■ Provided data
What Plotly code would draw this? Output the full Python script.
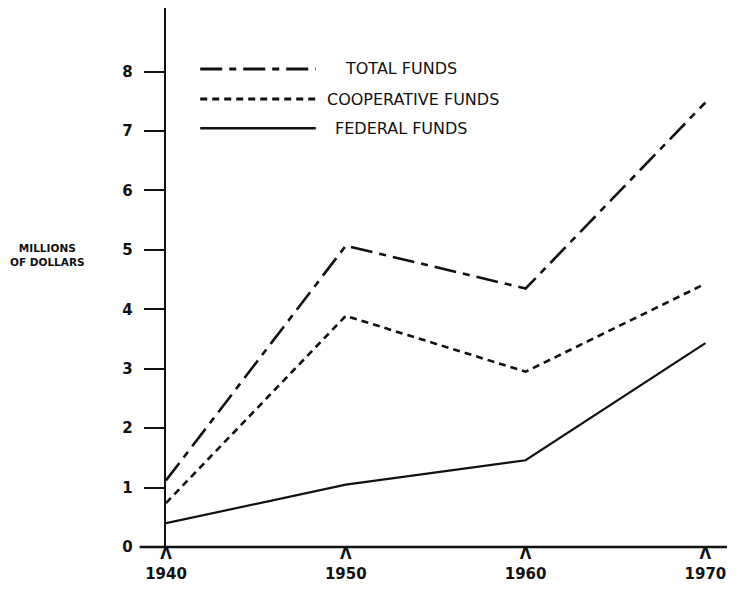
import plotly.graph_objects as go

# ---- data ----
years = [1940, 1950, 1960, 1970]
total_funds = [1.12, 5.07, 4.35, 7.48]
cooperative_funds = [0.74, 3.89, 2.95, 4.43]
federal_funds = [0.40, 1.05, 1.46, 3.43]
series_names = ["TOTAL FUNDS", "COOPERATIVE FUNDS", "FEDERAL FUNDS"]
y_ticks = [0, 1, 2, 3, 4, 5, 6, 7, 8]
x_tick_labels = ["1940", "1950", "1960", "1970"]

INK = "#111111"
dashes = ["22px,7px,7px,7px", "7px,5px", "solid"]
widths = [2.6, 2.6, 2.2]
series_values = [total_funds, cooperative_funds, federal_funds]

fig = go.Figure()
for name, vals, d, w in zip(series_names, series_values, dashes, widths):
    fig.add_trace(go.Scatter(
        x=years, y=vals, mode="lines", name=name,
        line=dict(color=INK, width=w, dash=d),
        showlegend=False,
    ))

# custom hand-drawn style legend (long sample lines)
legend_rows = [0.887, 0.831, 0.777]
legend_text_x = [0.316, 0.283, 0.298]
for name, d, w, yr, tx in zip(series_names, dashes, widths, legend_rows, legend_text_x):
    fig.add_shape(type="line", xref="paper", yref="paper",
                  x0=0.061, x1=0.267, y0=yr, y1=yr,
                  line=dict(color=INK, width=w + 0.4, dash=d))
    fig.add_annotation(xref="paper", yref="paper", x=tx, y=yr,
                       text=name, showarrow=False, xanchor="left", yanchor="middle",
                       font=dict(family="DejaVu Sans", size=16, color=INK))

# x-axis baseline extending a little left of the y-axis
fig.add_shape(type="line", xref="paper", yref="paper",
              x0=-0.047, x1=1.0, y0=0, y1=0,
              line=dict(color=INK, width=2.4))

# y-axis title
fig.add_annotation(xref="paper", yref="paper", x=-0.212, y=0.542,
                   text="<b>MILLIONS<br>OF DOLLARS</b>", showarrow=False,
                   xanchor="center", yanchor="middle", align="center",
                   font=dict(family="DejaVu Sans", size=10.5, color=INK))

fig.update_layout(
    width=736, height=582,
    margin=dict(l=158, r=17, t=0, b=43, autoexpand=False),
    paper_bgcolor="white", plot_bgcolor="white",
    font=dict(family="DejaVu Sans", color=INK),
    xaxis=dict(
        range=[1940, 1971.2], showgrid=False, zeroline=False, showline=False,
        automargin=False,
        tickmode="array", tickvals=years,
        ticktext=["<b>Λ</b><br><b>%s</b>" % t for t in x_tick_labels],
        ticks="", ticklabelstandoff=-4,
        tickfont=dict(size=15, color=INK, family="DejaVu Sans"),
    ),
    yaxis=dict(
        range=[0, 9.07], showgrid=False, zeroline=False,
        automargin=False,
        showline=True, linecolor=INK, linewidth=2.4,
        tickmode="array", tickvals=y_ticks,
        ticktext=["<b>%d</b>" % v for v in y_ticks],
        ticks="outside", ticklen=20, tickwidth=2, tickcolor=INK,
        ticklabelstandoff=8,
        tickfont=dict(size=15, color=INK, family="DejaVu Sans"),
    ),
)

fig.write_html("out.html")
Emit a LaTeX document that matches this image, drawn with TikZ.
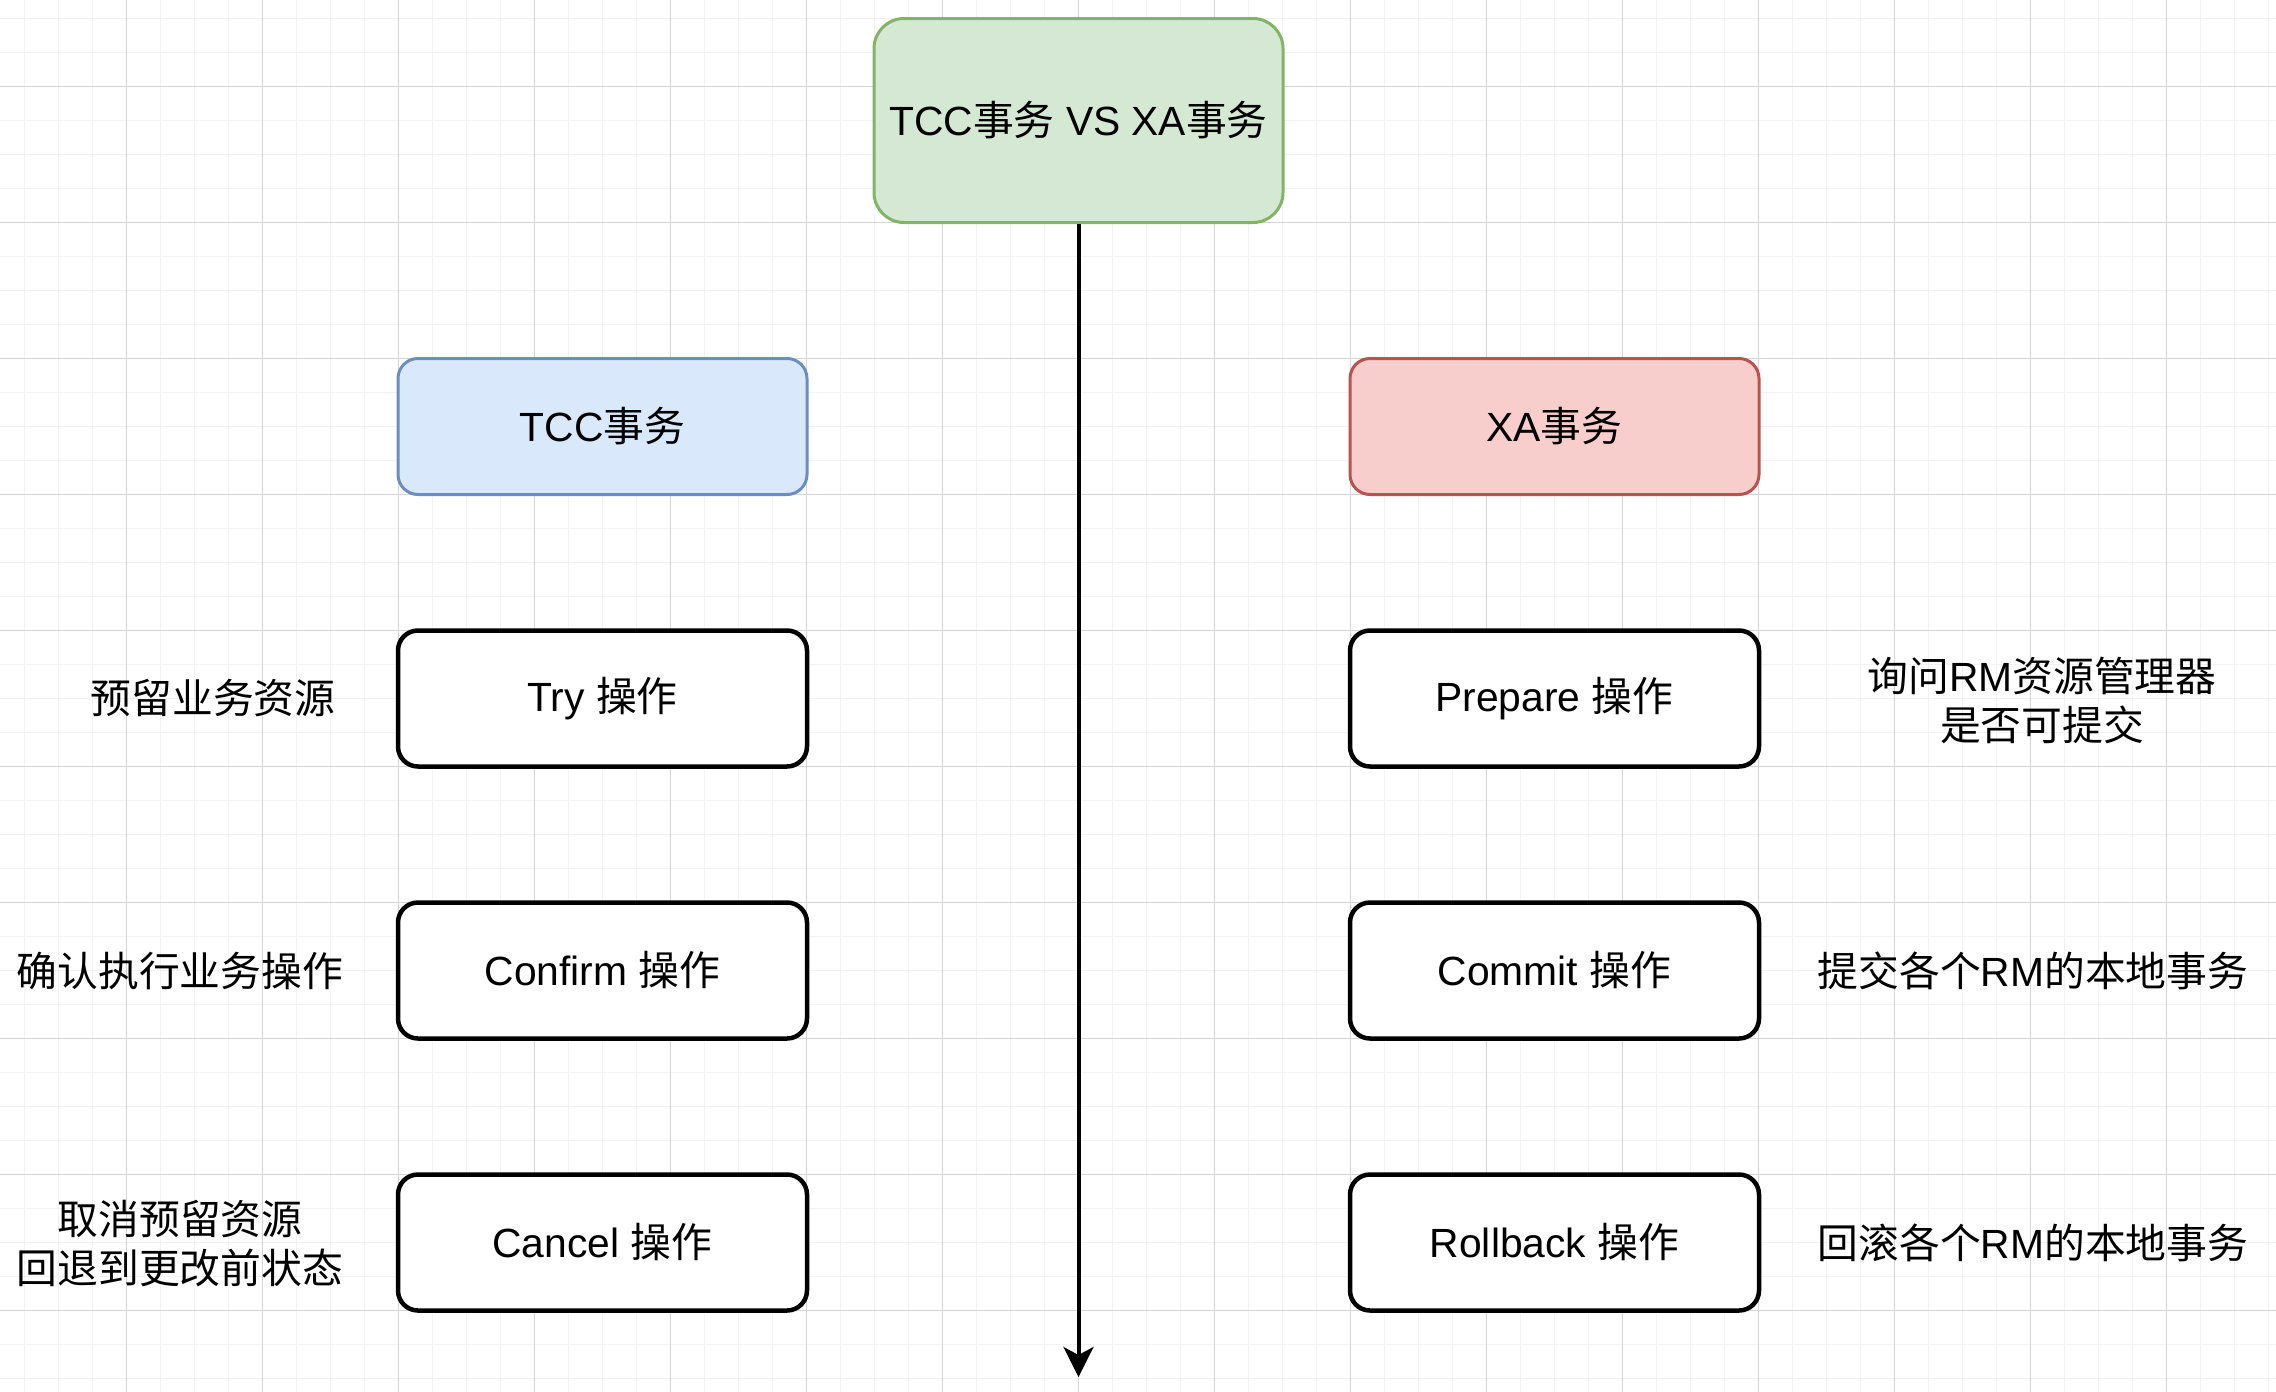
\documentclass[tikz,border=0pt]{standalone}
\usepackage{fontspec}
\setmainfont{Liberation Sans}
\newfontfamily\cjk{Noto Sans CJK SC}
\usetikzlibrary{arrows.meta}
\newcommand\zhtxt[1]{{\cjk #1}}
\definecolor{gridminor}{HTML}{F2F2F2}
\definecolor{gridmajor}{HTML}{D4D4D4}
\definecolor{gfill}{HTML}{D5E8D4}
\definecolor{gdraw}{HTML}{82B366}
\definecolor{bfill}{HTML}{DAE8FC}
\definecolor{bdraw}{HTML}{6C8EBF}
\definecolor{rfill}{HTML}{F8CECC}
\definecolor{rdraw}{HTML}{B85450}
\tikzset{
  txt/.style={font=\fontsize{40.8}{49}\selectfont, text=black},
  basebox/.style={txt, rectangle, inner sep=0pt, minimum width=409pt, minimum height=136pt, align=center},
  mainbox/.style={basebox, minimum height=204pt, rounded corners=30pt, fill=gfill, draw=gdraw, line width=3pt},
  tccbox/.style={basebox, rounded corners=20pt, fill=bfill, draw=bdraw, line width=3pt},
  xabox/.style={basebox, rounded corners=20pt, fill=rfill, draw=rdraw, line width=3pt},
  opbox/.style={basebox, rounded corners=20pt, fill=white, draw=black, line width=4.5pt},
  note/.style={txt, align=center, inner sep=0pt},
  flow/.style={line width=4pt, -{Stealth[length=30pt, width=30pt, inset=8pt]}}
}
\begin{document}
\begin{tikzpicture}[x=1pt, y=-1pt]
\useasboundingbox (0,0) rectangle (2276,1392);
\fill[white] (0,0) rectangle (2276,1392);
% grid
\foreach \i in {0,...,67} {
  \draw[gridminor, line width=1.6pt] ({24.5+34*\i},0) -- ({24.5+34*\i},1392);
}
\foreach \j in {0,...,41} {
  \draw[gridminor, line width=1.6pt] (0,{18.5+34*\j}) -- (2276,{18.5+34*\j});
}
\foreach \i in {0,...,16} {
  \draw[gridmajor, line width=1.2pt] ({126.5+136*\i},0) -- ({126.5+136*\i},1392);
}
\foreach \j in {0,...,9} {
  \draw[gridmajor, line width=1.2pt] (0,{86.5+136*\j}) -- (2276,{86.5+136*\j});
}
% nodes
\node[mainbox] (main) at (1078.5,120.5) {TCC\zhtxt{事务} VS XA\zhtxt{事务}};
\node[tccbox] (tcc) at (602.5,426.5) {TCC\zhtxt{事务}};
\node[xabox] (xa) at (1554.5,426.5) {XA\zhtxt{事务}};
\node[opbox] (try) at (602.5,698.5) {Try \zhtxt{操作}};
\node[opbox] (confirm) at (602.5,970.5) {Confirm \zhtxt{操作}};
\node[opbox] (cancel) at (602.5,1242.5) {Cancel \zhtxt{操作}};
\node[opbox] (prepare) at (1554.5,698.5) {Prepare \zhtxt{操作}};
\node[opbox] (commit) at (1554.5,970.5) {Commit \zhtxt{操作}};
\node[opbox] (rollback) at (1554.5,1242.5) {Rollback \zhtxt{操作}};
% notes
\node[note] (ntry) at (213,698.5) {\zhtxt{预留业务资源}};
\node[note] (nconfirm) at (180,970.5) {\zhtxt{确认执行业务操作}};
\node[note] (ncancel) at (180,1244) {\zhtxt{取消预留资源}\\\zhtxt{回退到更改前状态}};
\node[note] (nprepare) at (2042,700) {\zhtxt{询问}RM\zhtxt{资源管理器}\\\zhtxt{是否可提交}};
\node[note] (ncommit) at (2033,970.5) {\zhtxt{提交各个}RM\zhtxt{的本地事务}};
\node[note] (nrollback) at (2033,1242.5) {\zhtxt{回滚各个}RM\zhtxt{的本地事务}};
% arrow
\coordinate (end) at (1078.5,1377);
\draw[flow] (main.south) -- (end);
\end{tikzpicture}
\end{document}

■ Task to carry out
Write out each entry exactly as given, omitting any picture.

■ Finished exercise
What Plotly code would draw this? Output the full Python script.
import plotly.graph_objects as go

# ---- data ----
years = [1940, 1950, 1960, 1970]
total_funds = [1.12, 5.07, 4.35, 7.48]
cooperative_funds = [0.74, 3.89, 2.95, 4.43]
federal_funds = [0.40, 1.05, 1.46, 3.43]
series_names = ["TOTAL FUNDS", "COOPERATIVE FUNDS", "FEDERAL FUNDS"]
y_ticks = [0, 1, 2, 3, 4, 5, 6, 7, 8]
x_tick_labels = ["1940", "1950", "1960", "1970"]

INK = "#111111"
dashes = ["22px,7px,7px,7px", "7px,5px", "solid"]
widths = [2.6, 2.6, 2.2]
series_values = [total_funds, cooperative_funds, federal_funds]

fig = go.Figure()
for name, vals, d, w in zip(series_names, series_values, dashes, widths):
    fig.add_trace(go.Scatter(
        x=years, y=vals, mode="lines", name=name,
        line=dict(color=INK, width=w, dash=d),
        showlegend=False,
    ))

# custom hand-drawn style legend (long sample lines)
legend_rows = [0.887, 0.831, 0.777]
legend_text_x = [0.316, 0.283, 0.298]
for name, d, w, yr, tx in zip(series_names, dashes, widths, legend_rows, legend_text_x):
    fig.add_shape(type="line", xref="paper", yref="paper",
                  x0=0.061, x1=0.267, y0=yr, y1=yr,
                  line=dict(color=INK, width=w + 0.4, dash=d))
    fig.add_annotation(xref="paper", yref="paper", x=tx, y=yr,
                       text=name, showarrow=False, xanchor="left", yanchor="middle",
                       font=dict(family="DejaVu Sans", size=16, color=INK))

# x-axis baseline extending a little left of the y-axis
fig.add_shape(type="line", xref="paper", yref="paper",
              x0=-0.047, x1=1.0, y0=0, y1=0,
              line=dict(color=INK, width=2.4))

# y-axis title
fig.add_annotation(xref="paper", yref="paper", x=-0.212, y=0.542,
                   text="<b>MILLIONS<br>OF DOLLARS</b>", showarrow=False,
                   xanchor="center", yanchor="middle", align="center",
                   font=dict(family="DejaVu Sans", size=10.5, color=INK))

fig.update_layout(
    width=736, height=582,
    margin=dict(l=158, r=17, t=0, b=43, autoexpand=False),
    paper_bgcolor="white", plot_bgcolor="white",
    font=dict(family="DejaVu Sans", color=INK),
    xaxis=dict(
        range=[1940, 1971.2], showgrid=False, zeroline=False, showline=False,
        automargin=False,
        tickmode="array", tickvals=years,
        ticktext=["<b>Λ</b><br><b>%s</b>" % t for t in x_tick_labels],
        ticks="", ticklabelstandoff=-4,
        tickfont=dict(size=15, color=INK, family="DejaVu Sans"),
    ),
    yaxis=dict(
        range=[0, 9.07], showgrid=False, zeroline=False,
        automargin=False,
        showline=True, linecolor=INK, linewidth=2.4,
        tickmode="array", tickvals=y_ticks,
        ticktext=["<b>%d</b>" % v for v in y_ticks],
        ticks="outside", ticklen=20, tickwidth=2, tickcolor=INK,
        ticklabelstandoff=8,
        tickfont=dict(size=15, color=INK, family="DejaVu Sans"),
    ),
)

fig.write_html("out.html")
Emit a LaTeX document that matches this image, drawn with TikZ.
\documentclass[tikz,border=0pt]{standalone}
\usepackage{fontspec}
\setmainfont{Liberation Sans}
\newfontfamily\cjk{Noto Sans CJK SC}
\usetikzlibrary{arrows.meta}
\newcommand\zhtxt[1]{{\cjk #1}}
\definecolor{gridminor}{HTML}{F2F2F2}
\definecolor{gridmajor}{HTML}{D4D4D4}
\definecolor{gfill}{HTML}{D5E8D4}
\definecolor{gdraw}{HTML}{82B366}
\definecolor{bfill}{HTML}{DAE8FC}
\definecolor{bdraw}{HTML}{6C8EBF}
\definecolor{rfill}{HTML}{F8CECC}
\definecolor{rdraw}{HTML}{B85450}
\tikzset{
  txt/.style={font=\fontsize{40.8}{49}\selectfont, text=black},
  basebox/.style={txt, rectangle, inner sep=0pt, minimum width=409pt, minimum height=136pt, align=center},
  mainbox/.style={basebox, minimum height=204pt, rounded corners=30pt, fill=gfill, draw=gdraw, line width=3pt},
  tccbox/.style={basebox, rounded corners=20pt, fill=bfill, draw=bdraw, line width=3pt},
  xabox/.style={basebox, rounded corners=20pt, fill=rfill, draw=rdraw, line width=3pt},
  opbox/.style={basebox, rounded corners=20pt, fill=white, draw=black, line width=4.5pt},
  note/.style={txt, align=center, inner sep=0pt},
  flow/.style={line width=4pt, -{Stealth[length=30pt, width=30pt, inset=8pt]}}
}
\begin{document}
\begin{tikzpicture}[x=1pt, y=-1pt]
\useasboundingbox (0,0) rectangle (2276,1392);
\fill[white] (0,0) rectangle (2276,1392);
% grid
\foreach \i in {0,...,67} {
  \draw[gridminor, line width=1.6pt] ({24.5+34*\i},0) -- ({24.5+34*\i},1392);
}
\foreach \j in {0,...,41} {
  \draw[gridminor, line width=1.6pt] (0,{18.5+34*\j}) -- (2276,{18.5+34*\j});
}
\foreach \i in {0,...,16} {
  \draw[gridmajor, line width=1.2pt] ({126.5+136*\i},0) -- ({126.5+136*\i},1392);
}
\foreach \j in {0,...,9} {
  \draw[gridmajor, line width=1.2pt] (0,{86.5+136*\j}) -- (2276,{86.5+136*\j});
}
% nodes
\node[mainbox] (main) at (1078.5,120.5) {TCC\zhtxt{事务} VS XA\zhtxt{事务}};
\node[tccbox] (tcc) at (602.5,426.5) {TCC\zhtxt{事务}};
\node[xabox] (xa) at (1554.5,426.5) {XA\zhtxt{事务}};
\node[opbox] (try) at (602.5,698.5) {Try \zhtxt{操作}};
\node[opbox] (confirm) at (602.5,970.5) {Confirm \zhtxt{操作}};
\node[opbox] (cancel) at (602.5,1242.5) {Cancel \zhtxt{操作}};
\node[opbox] (prepare) at (1554.5,698.5) {Prepare \zhtxt{操作}};
\node[opbox] (commit) at (1554.5,970.5) {Commit \zhtxt{操作}};
\node[opbox] (rollback) at (1554.5,1242.5) {Rollback \zhtxt{操作}};
% notes
\node[note] (ntry) at (213,698.5) {\zhtxt{预留业务资源}};
\node[note] (nconfirm) at (180,970.5) {\zhtxt{确认执行业务操作}};
\node[note] (ncancel) at (180,1244) {\zhtxt{取消预留资源}\\\zhtxt{回退到更改前状态}};
\node[note] (nprepare) at (2042,700) {\zhtxt{询问}RM\zhtxt{资源管理器}\\\zhtxt{是否可提交}};
\node[note] (ncommit) at (2033,970.5) {\zhtxt{提交各个}RM\zhtxt{的本地事务}};
\node[note] (nrollback) at (2033,1242.5) {\zhtxt{回滚各个}RM\zhtxt{的本地事务}};
% arrow
\coordinate (end) at (1078.5,1377);
\draw[flow] (main.south) -- (end);
\end{tikzpicture}
\end{document}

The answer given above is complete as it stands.